Task prompt → Starting at the first line of the listing below, repeat each line up to and including the one containing "const hTicks = [30, 34, 38, 42, 46];". Leave out pictures.

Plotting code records
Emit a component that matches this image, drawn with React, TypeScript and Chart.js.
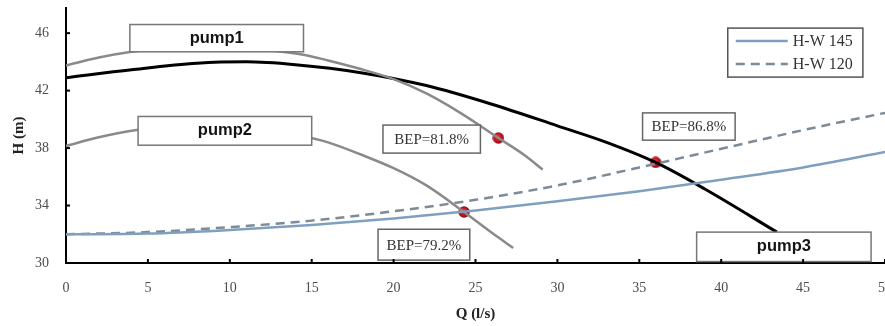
import React, { useEffect, useRef } from "react";
import { Chart, registerables } from "chart.js";

Chart.register(...registerables);

// Axis ticks
const qTicks = [0, 5, 10, 15, 20, 25, 30, 35, 40, 45, 50];
const hTicks = [30, 34, 38, 42, 46];

// Pump head curves (Q in l/s, H in m)
const pump1Q = [0, 2, 4, 6, 8, 10, 12, 14.5, 16, 18, 20, 22, 24, 26.4, 28, 29.1];
const pump1H = [43.75, 44.3, 44.7, 44.95, 45.05, 45.0, 44.85, 44.5, 44.1, 43.5, 42.8, 41.8, 40.5, 38.7, 37.5, 36.5];

const pump2Q = [0, 2, 4, 6, 8, 10, 12, 14, 16, 18, 20, 22, 24.3, 26, 27.3];
const pump2H = [38.15, 38.75, 39.2, 39.45, 39.55, 39.5, 39.3, 38.95, 38.4, 37.55, 36.6, 35.4, 33.55, 32.1, 31.05];

const pump3Q = [0, 4, 8, 11, 14, 18, 22, 26, 30, 33, 36, 39, 43.4];
const pump3H = [42.9, 43.45, 43.9, 44.0, 43.8, 43.25, 42.35, 41.05, 39.55, 38.4, 37.0, 35.15, 32.15];

// System curves
const systemQ = [0, 5, 10, 15, 20, 25, 30, 35, 40, 45, 50];
const hw145H = [32.0, 32.05, 32.3, 32.65, 33.1, 33.65, 34.3, 35.0, 35.8, 36.65, 37.72];
const hw120H = [32.0, 32.15, 32.5, 32.95, 33.6, 34.4, 35.4, 36.65, 37.95, 39.25, 40.45];

// Best efficiency points
const bepQ = [26.4, 24.3, 36.0];
const bepH = [38.7, 33.55, 37.0];
const bepLabels = ["BEP=81.8%", "BEP=79.2%", "BEP=86.8%"];

const pumpNames = ["pump1", "pump2", "pump3"];
const systemNames = ["H-W 145", "H-W 120"];

// Label box placement, in axis units
const pumpBoxes = [
  { q0: 3.9, q1: 14.5, h0: 46.6, h1: 44.7 },
  { q0: 4.4, q1: 15.0, h0: 40.2, h1: 38.2 },
  { q0: 38.5, q1: 49.15, h0: 32.15, h1: 30.1 },
];
const bepBoxes = [
  { q0: 19.35, q1: 25.3, h0: 39.6, h1: 37.65 },
  { q0: 19.05, q1: 24.65, h0: 32.35, h1: 30.2 },
  { q0: 35.2, q1: 40.85, h0: 40.45, h1: 38.55 },
];
const legendBox = { q0: 40.4, q1: 48.65, h0: 46.35, h1: 42.94 };

const SERIF = "'Liberation Serif', 'DejaVu Serif', serif";
const SANS = "'Liberation Sans', Arial, sans-serif";

const HW145_COLOR = "#7f9fbf";
const HW120_COLOR = "#7d8b99";
const HW120_DASH = [9, 6];

const pts = (qs: number[], hs: number[]) => qs.map((q, i) => ({ x: q, y: hs[i] }));

function makeMarker(): HTMLCanvasElement {
  const c = document.createElement("canvas");
  const s = 12;
  c.width = s;
  c.height = s;
  const g = c.getContext("2d")!;
  const grad = g.createRadialGradient(s * 0.4, s * 0.38, 0.5, s / 2, s / 2, s / 2);
  grad.addColorStop(0, "#f04040");
  grad.addColorStop(0.6, "#c8101c");
  grad.addColorStop(1, "#7a0a10");
  g.fillStyle = grad;
  g.beginPath();
  g.arc(s / 2, s / 2, s / 2 - 0.3, 0, Math.PI * 2);
  g.fill();
  return c;
}

const overlayPlugin = {
  id: "pumpOverlay",
  afterDatasetsDraw(chart: any) {
    const { ctx, scales } = chart;
    const xs = scales.x;
    const ys = scales.y;
    const rect = (b: any) => {
      const l = xs.getPixelForValue(b.q0);
      const r = xs.getPixelForValue(b.q1);
      const t = ys.getPixelForValue(b.h0);
      const bt = ys.getPixelForValue(b.h1);
      return { l, r, t, b: bt, w: r - l, h: bt - t };
    };
    ctx.save();

    // pump name boxes
    pumpBoxes.forEach((b, i) => {
      const p = rect(b);
      ctx.fillStyle = "#ffffff";
      ctx.fillRect(p.l, p.t, p.w, p.h);
      ctx.strokeStyle = "#777777";
      ctx.lineWidth = 1.5;
      ctx.strokeRect(p.l, p.t, p.w, p.h);
      ctx.fillStyle = "#141414";
      ctx.font = `bold 16.5px ${SANS}`;
      ctx.textAlign = "center";
      ctx.textBaseline = "middle";
      ctx.fillText(pumpNames[i], p.l + p.w / 2, p.t + p.h / 2);
    });

    // BEP boxes
    bepBoxes.forEach((b, i) => {
      const p = rect(b);
      ctx.fillStyle = "#ffffff";
      ctx.fillRect(p.l, p.t, p.w, p.h);
      ctx.strokeStyle = "#666666";
      ctx.lineWidth = 1.5;
      ctx.strokeRect(p.l, p.t, p.w, p.h);
      ctx.fillStyle = "#333333";
      ctx.font = `15px ${SERIF}`;
      ctx.textAlign = "center";
      ctx.textBaseline = "middle";
      ctx.fillText(bepLabels[i], p.l + p.w / 2, p.t + p.h / 2 + 1);
    });

    // legend
    const lg = rect(legendBox);
    ctx.fillStyle = "#ffffff";
    ctx.fillRect(lg.l, lg.t, lg.w, lg.h);
    ctx.strokeStyle = "#555555";
    ctx.lineWidth = 1.5;
    ctx.strokeRect(lg.l, lg.t, lg.w, lg.h);
    const rows = [
      { color: HW145_COLOR, dash: [] as number[] },
      { color: HW120_COLOR, dash: HW120_DASH },
    ];
    rows.forEach((row, i) => {
      const yy = lg.t + 13 + i * 23;
      ctx.strokeStyle = row.color;
      ctx.lineWidth = 2.5;
      ctx.setLineDash(row.dash);
      ctx.beginPath();
      ctx.moveTo(lg.l + 8, yy);
      ctx.lineTo(lg.l + 60, yy);
      ctx.stroke();
      ctx.setLineDash([]);
      ctx.fillStyle = "#333333";
      ctx.font = `16px ${SERIF}`;
      ctx.textAlign = "left";
      ctx.textBaseline = "middle";
      ctx.fillText(systemNames[i], lg.l + 65, yy + 1);
    });
    ctx.restore();
  },
  afterDraw(chart: any) {
    // inward tick marks
    const { ctx, scales, chartArea } = chart;
    ctx.save();
    ctx.strokeStyle = "#000000";
    ctx.lineWidth = 2;
    scales.x.ticks.forEach((t: any) => {
      if (t.value === 0) return;
      const px = scales.x.getPixelForValue(t.value);
      ctx.beginPath();
      ctx.moveTo(px, chartArea.bottom);
      ctx.lineTo(px, chartArea.bottom - 4);
      ctx.stroke();
    });
    scales.y.ticks.forEach((t: any) => {
      if (t.value === 30) return;
      const py = scales.y.getPixelForValue(t.value);
      ctx.beginPath();
      ctx.moveTo(chartArea.left, py);
      ctx.lineTo(chartArea.left + 4, py);
      ctx.stroke();
    });
    ctx.restore();
  },
};

export default function App() {
  const ref = useRef<HTMLCanvasElement>(null);

  useEffect(() => {
    const canvas = ref.current;
    if (!canvas) return;
    const marker = makeMarker();
    const curve = (label: string, data: any[], color: string, width: number, dash: number[] = []) => ({
      label,
      data,
      borderColor: color,
      backgroundColor: color,
      borderWidth: width,
      borderDash: dash,
      pointRadius: 0,
      fill: false,
      cubicInterpolationMode: "monotone" as const,
    });

    const chart = new Chart(canvas, {
      type: "line",
      data: {
        datasets: [
          curve(systemNames[0], pts(systemQ, hw145H), HW145_COLOR, 2.5),
          curve(systemNames[1], pts(systemQ, hw120H), HW120_COLOR, 2.5, HW120_DASH),
          curve(pumpNames[0], pts(pump1Q, pump1H), "#8a8a8a", 2.5),
          curve(pumpNames[1], pts(pump2Q, pump2H), "#8a8a8a", 2.5),
          curve(pumpNames[2], pts(pump3Q, pump3H), "#000000", 3),
          {
            label: "BEP",
            data: pts(bepQ, bepH),
            showLine: false,
            pointStyle: marker as any,
            pointRadius: 6,
            borderWidth: 0,
          } as any,
        ],
      },
      options: {
        animation: false,
        responsive: false,
        devicePixelRatio: 1,
        layout: { autoPadding: false, padding: { top: 8, right: 0, left: 0, bottom: 0 } },
        plugins: {
          legend: { display: false },
          tooltip: { enabled: false },
        },
        scales: {
          x: {
            type: "linear",
            min: 0,
            max: 50,
            grid: { display: false, drawTicks: false },
            border: { display: true, color: "#000000", width: 2 },
            ticks: {
              padding: 17,
              color: "#4d4d4d",
              font: { family: SERIF, size: 14 },
            },
            title: {
              display: true,
              text: "Q (l/s)",
              color: "#222222",
              font: { family: SERIF, size: 15, weight: "bold" },
              padding: { top: 0, bottom: 3 },
            },
            afterBuildTicks: (s: any) => {
              s.ticks = qTicks.map((v) => ({ value: v }));
            },
            afterFit: (s: any) => {
              s.height = 63;
              s.paddingLeft = 0;
              s.paddingRight = 0;
              s.paddingTop = 0;
              s.paddingBottom = 0;
            },
          },
          y: {
            type: "linear",
            min: 30,
            max: 47.75,
            grid: { display: false, drawTicks: false },
            border: { display: true, color: "#000000", width: 2 },
            ticks: {
              padding: 17,
              color: "#4d4d4d",
              font: { family: SERIF, size: 14 },
            },
            title: {
              display: true,
              text: "H (m)",
              color: "#222222",
              font: { family: SERIF, size: 15, weight: "bold" },
              padding: { top: 10, bottom: 0 },
            },
            afterBuildTicks: (s: any) => {
              s.ticks = hTicks.map((v) => ({ value: v }));
            },
            afterFit: (s: any) => {
              s.width = 66;
              s.paddingLeft = 0;
              s.paddingRight = 0;
              s.paddingTop = 0;
              s.paddingBottom = 0;
            },
          },
        },
      } as any,
      plugins: [overlayPlugin],
    });
    return () => chart.destroy();
  }, []);

  return (
    <div style={{ position: "fixed", left: 0, top: 0, width: 885, height: 326, background: "#ffffff" }}>
      <canvas ref={ref} width={885} height={326} style={{ display: "block", width: 885, height: 326 }} />
    </div>
  );
}
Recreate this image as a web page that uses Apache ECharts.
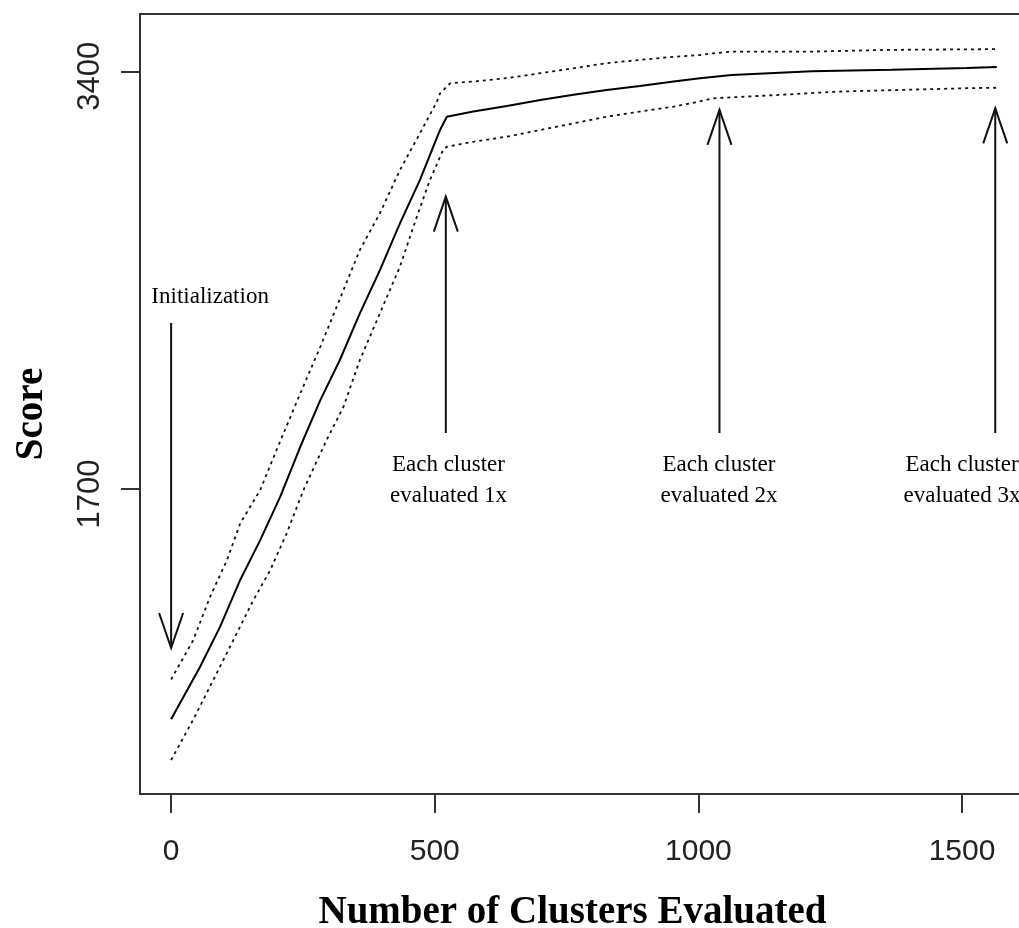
<!DOCTYPE html>
<html>
<head>
<meta charset="utf-8">
<title>Score vs Number of Clusters Evaluated</title>
<script src="https://cdn.jsdelivr.net/npm/echarts@6/dist/echarts.min.js"></script>
<style>
  html, body { margin: 0; padding: 0; background: #ffffff; }
  #chart { width: 1019px; height: 928px; }
</style>
</head>
<body>
<div id="chart"></div>
<script>
// Mean score curve and its upper / lower bounds
const meanX  = [0, 55, 93, 131, 169, 207, 245, 283, 320, 358, 396, 434, 472, 510, 523, 573, 637, 700, 763, 826, 889, 953, 1003, 1063, 1215, 1367, 1509, 1566];
const meanY  = [763, 977, 1140, 1330, 1492, 1669, 1872, 2062, 2225, 2415, 2591, 2781, 2958, 3161, 3215, 3236, 3259, 3283, 3304, 3324, 3340, 3358, 3372, 3385, 3400, 3406, 3413, 3417];

const upperX = [0, 42, 74, 106, 131, 169, 200, 245, 283, 327, 358, 396, 434, 472, 504, 510, 529, 573, 637, 700, 763, 826, 889, 953, 1003, 1028, 1066, 1218, 1357, 1566];
const upperY = [925, 1085, 1262, 1411, 1560, 1696, 1859, 2089, 2279, 2510, 2673, 2822, 2998, 3148, 3276, 3310, 3351, 3358, 3372, 3392, 3412, 3433, 3446, 3459, 3466, 3473, 3480, 3480, 3487, 3490];

const lowerX = [0, 42, 80, 118, 156, 188, 219, 251, 295, 327, 358, 396, 434, 466, 491, 516, 523, 573, 637, 700, 763, 826, 889, 953, 1000, 1028, 1092, 1155, 1262, 1382, 1509, 1566];
const lowerY = [597, 762, 923, 1085, 1248, 1370, 1519, 1696, 1900, 2035, 2225, 2415, 2605, 2808, 2958, 3080, 3093, 3113, 3134, 3161, 3188, 3215, 3236, 3256, 3276, 3290, 3297, 3304, 3317, 3324, 3331, 3333];

// Axis ticks
const xTicks = [0, 500, 1000, 1500];
const yTicks = [1700, 3400];

// Annotation arrows: x position, tail value, tip value
const arrowX    = [0, 521, 1040, 1563];
const arrowTail = [2376, 1928, 1928, 1928];
const arrowTip  = [1053, 2890, 3243, 3249];

// Annotation texts
const noteX    = [74, 526, 1039, 1500];
const noteY    = [2482, 1733, 1733, 1733];
const noteText = ['Initialization', 'Each cluster\nevaluated 1x', 'Each cluster\nevaluated 2x', 'Each cluster\nevaluated 3x'];

const pairs = (xs, ys) => xs.map((x, i) => [x, ys[i]]);
const plain = v => String(v);

const chart = echarts.init(document.getElementById('chart'), null, { renderer: 'canvas' });

const serifTitle = { fontFamily: 'Liberation Serif', fontWeight: 'bold', fontSize: 39, color: '#000' };

chart.setOption({
  animation: false,
  backgroundColor: '#ffffff',
  grid: {
    left: 140, top: 14, width: 889, height: 780,
    outerBoundsMode: 'none', containLabel: false,
    show: true, borderColor: '#333', borderWidth: 2, backgroundColor: 'transparent'
  },
  xAxis: {
    type: 'value', min: -59, max: 1627,
    name: 'Number of Clusters Evaluated', nameLocation: 'middle', nameGap: 99,
    nameTextStyle: Object.assign({}, serifTitle, { padding: [0, 24, 0, 0] }),
    axisLine: { show: false, onZero: false },
    splitLine: { show: false },
    axisTick: { show: true, inside: false, length: 19, customValues: xTicks, lineStyle: { color: '#333', width: 2 } },
    axisLabel: { customValues: xTicks, formatter: plain, margin: 43, fontFamily: 'Liberation Sans', fontSize: 30, color: '#222' }
  },
  yAxis: {
    type: 'value', min: 459, max: 3633,
    name: 'Score', nameLocation: 'middle', nameGap: 89, nameRotate: 90,
    nameTextStyle: Object.assign({}, serifTitle, { padding: [0, 20, 0, 0] }),
    axisLine: { show: false, onZero: false },
    splitLine: { show: false },
    axisTick: { show: true, inside: false, length: 19, customValues: yTicks, lineStyle: { color: '#333', width: 2 } },
    axisLabel: { customValues: yTicks, formatter: plain, rotate: 90, margin: 34, padding: [0, 10, 0, 0], fontFamily: 'Liberation Sans', fontSize: 31, color: '#222' }
  },
  series: [
    {
      name: 'upper', type: 'line', data: pairs(upperX, upperY), showSymbol: false, silent: true,
      lineStyle: { color: '#111', width: 1.8, type: [3, 4] }
    },
    {
      name: 'mean', type: 'line', data: pairs(meanX, meanY), showSymbol: false, silent: true,
      lineStyle: { color: '#000', width: 2 }
    },
    {
      name: 'lower', type: 'line', data: pairs(lowerX, lowerY), showSymbol: false, silent: true,
      lineStyle: { color: '#111', width: 1.8, type: [3, 4] }
    },
    {
      name: 'arrows', type: 'custom', silent: true, clip: false,
      data: arrowX.map((x, i) => [x, arrowTail[i], arrowTip[i]]),
      encode: { x: 0, y: [1, 2] },
      renderItem: function (params, api) {
        const tail = api.coord([api.value(0), api.value(1)]);
        const tip = api.coord([api.value(0), api.value(2)]);
        const dir = tip[1] > tail[1] ? 1 : -1;
        const headW = 12, headL = 35;
        const style = { stroke: '#111', lineWidth: 2, fill: null };
        return {
          type: 'group',
          children: [
            { type: 'polyline', shape: { points: [tail, tip] }, style: style },
            { type: 'polyline', shape: { points: [
              [tip[0] - headW, tip[1] - dir * headL], tip, [tip[0] + headW, tip[1] - dir * headL]
            ] }, style: style }
          ]
        };
      }
    },
    {
      name: 'notes', type: 'custom', silent: true, clip: false,
      data: noteX.map((x, i) => [x, noteY[i], i]),
      encode: { x: 0, y: 1 },
      renderItem: function (params, api) {
        const p = api.coord([api.value(0), api.value(1)]);
        return {
          type: 'text',
          x: p[0], y: p[1],
          style: {
            text: noteText[api.value(2)],
            fontFamily: 'Liberation Serif', fontSize: 23, lineHeight: 31,
            fill: '#000', align: 'center', verticalAlign: 'middle'
          }
        };
      }
    }
  ]
});
</script>
</body>
</html>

Answer →
Emit a component that matches this image, drawn with React, TypeScript and Chart.js.
import React, { useEffect, useRef } from "react";
import { Chart, registerables } from "chart.js";

Chart.register(...registerables);

// Axis ticks
const qTicks = [0, 5, 10, 15, 20, 25, 30, 35, 40, 45, 50];
const hTicks = [30, 34, 38, 42, 46];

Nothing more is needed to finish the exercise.